WRITTEN INSTRUCTION
Return, exactly as written, the lines that start at the one holding "Recreate this image" and end at the one holding "(fifth) at (1048,625)", with both of those lines kept. Skip any pictures.

DATASET CONTENT
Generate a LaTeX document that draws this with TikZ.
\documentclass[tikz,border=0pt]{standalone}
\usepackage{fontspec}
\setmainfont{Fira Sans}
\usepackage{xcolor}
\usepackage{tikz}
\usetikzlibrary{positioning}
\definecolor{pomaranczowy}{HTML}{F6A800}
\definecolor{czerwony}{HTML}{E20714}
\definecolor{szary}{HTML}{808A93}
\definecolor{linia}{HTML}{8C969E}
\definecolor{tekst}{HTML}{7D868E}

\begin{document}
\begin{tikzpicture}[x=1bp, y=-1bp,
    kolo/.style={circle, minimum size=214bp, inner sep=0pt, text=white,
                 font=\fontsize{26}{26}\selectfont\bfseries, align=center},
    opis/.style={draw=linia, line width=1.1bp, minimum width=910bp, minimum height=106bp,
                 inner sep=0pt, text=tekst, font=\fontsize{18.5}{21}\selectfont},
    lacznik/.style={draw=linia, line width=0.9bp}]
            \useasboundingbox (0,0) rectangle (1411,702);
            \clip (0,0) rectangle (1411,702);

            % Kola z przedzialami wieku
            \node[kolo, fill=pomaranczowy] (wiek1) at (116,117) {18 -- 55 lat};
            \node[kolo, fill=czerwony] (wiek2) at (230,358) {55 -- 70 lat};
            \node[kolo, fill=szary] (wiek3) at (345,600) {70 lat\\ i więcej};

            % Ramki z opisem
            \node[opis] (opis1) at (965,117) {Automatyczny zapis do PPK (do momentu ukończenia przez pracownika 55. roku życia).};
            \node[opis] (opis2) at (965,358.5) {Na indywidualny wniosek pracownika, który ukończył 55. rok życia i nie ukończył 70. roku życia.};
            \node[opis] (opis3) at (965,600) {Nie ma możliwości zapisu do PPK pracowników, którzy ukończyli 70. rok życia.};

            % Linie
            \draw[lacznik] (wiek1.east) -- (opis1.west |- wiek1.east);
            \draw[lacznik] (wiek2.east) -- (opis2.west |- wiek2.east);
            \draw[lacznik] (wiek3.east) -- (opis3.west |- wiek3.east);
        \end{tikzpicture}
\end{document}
---
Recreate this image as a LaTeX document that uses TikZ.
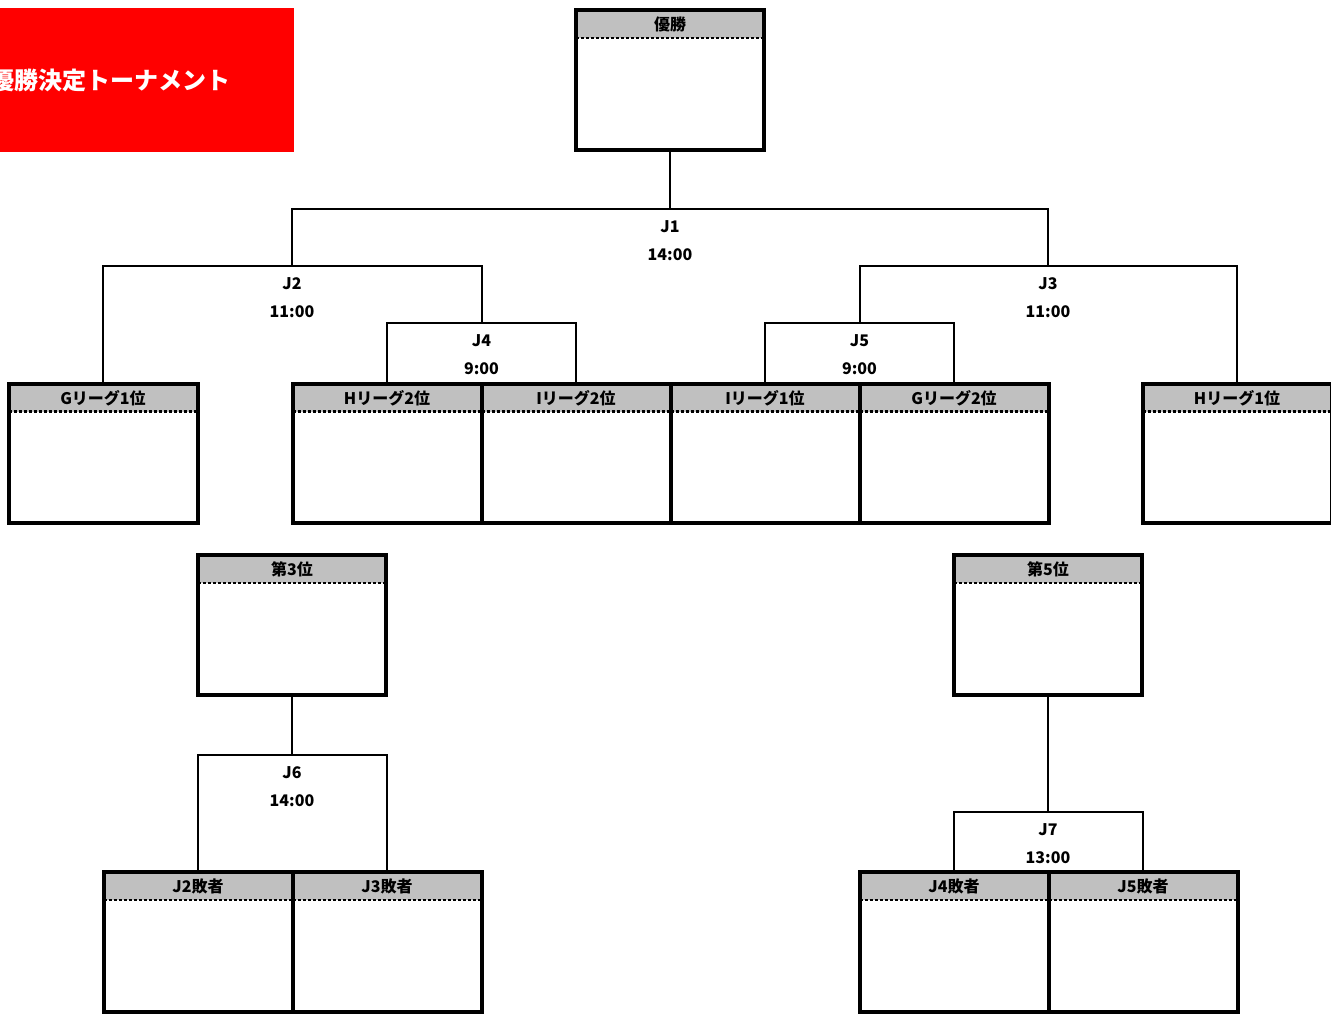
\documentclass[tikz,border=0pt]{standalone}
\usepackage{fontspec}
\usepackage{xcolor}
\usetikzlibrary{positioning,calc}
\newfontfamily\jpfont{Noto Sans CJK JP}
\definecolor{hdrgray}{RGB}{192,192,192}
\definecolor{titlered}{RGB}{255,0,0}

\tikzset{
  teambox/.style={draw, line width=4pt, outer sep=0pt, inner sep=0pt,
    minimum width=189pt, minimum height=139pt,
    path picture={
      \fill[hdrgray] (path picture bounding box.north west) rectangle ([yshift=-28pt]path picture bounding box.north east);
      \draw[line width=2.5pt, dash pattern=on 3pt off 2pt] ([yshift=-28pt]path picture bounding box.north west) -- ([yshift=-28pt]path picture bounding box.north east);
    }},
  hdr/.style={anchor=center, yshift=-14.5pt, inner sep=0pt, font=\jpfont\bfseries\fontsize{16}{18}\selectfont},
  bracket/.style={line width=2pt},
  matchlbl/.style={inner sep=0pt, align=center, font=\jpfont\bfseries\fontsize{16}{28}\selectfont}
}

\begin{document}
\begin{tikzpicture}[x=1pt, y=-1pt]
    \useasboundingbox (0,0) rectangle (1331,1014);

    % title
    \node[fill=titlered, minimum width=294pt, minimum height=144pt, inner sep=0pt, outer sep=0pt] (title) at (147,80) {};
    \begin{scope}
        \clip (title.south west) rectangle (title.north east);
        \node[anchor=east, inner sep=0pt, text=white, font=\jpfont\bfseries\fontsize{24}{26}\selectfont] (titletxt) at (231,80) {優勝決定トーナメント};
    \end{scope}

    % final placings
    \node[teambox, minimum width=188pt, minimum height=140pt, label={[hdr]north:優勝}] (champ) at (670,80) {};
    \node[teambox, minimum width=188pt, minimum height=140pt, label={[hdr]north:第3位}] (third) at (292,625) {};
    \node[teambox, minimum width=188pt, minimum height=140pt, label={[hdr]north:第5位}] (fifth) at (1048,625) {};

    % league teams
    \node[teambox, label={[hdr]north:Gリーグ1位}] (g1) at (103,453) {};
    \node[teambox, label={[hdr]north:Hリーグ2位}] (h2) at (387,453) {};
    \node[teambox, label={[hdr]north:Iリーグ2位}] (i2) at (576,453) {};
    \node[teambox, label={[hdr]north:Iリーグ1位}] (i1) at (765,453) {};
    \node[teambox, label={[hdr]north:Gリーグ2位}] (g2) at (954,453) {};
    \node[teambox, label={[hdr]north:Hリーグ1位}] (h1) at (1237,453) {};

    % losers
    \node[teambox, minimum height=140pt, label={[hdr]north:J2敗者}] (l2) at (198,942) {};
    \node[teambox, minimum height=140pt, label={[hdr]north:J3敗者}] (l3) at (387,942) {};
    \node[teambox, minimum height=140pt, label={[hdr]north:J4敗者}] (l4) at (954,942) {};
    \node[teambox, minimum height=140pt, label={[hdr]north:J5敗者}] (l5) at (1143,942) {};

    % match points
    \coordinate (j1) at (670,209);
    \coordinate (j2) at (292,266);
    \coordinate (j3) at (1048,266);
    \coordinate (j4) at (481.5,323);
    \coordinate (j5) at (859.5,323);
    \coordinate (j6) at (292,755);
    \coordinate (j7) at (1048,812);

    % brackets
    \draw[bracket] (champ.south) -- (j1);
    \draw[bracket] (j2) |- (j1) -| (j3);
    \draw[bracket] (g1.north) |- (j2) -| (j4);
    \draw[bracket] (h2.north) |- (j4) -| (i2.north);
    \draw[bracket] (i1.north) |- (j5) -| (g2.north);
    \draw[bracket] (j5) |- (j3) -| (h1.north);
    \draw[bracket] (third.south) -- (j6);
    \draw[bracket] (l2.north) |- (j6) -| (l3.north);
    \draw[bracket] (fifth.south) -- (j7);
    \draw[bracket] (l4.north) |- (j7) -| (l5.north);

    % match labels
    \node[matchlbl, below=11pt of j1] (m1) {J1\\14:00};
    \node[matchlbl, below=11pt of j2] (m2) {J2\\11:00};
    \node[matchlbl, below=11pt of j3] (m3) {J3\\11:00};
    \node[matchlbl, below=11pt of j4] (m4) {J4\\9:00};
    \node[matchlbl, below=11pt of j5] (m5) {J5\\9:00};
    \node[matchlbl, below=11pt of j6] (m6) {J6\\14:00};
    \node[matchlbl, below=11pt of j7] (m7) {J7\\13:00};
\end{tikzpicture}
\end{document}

RESPONSE TO THE EXERCISE
Recreate this image as a LaTeX document that uses TikZ.
\documentclass[tikz,border=0pt]{standalone}
\usepackage{fontspec}
\usepackage{xcolor}
\usetikzlibrary{positioning,calc}
\newfontfamily\jpfont{Noto Sans CJK JP}
\definecolor{hdrgray}{RGB}{192,192,192}
\definecolor{titlered}{RGB}{255,0,0}

\tikzset{
  teambox/.style={draw, line width=4pt, outer sep=0pt, inner sep=0pt,
    minimum width=189pt, minimum height=139pt,
    path picture={
      \fill[hdrgray] (path picture bounding box.north west) rectangle ([yshift=-28pt]path picture bounding box.north east);
      \draw[line width=2.5pt, dash pattern=on 3pt off 2pt] ([yshift=-28pt]path picture bounding box.north west) -- ([yshift=-28pt]path picture bounding box.north east);
    }},
  hdr/.style={anchor=center, yshift=-14.5pt, inner sep=0pt, font=\jpfont\bfseries\fontsize{16}{18}\selectfont},
  bracket/.style={line width=2pt},
  matchlbl/.style={inner sep=0pt, align=center, font=\jpfont\bfseries\fontsize{16}{28}\selectfont}
}

\begin{document}
\begin{tikzpicture}[x=1pt, y=-1pt]
    \useasboundingbox (0,0) rectangle (1331,1014);

    % title
    \node[fill=titlered, minimum width=294pt, minimum height=144pt, inner sep=0pt, outer sep=0pt] (title) at (147,80) {};
    \begin{scope}
        \clip (title.south west) rectangle (title.north east);
        \node[anchor=east, inner sep=0pt, text=white, font=\jpfont\bfseries\fontsize{24}{26}\selectfont] (titletxt) at (231,80) {優勝決定トーナメント};
    \end{scope}

    % final placings
    \node[teambox, minimum width=188pt, minimum height=140pt, label={[hdr]north:優勝}] (champ) at (670,80) {};
    \node[teambox, minimum width=188pt, minimum height=140pt, label={[hdr]north:第3位}] (third) at (292,625) {};
    \node[teambox, minimum width=188pt, minimum height=140pt, label={[hdr]north:第5位}] (fifth) at (1048,625) {};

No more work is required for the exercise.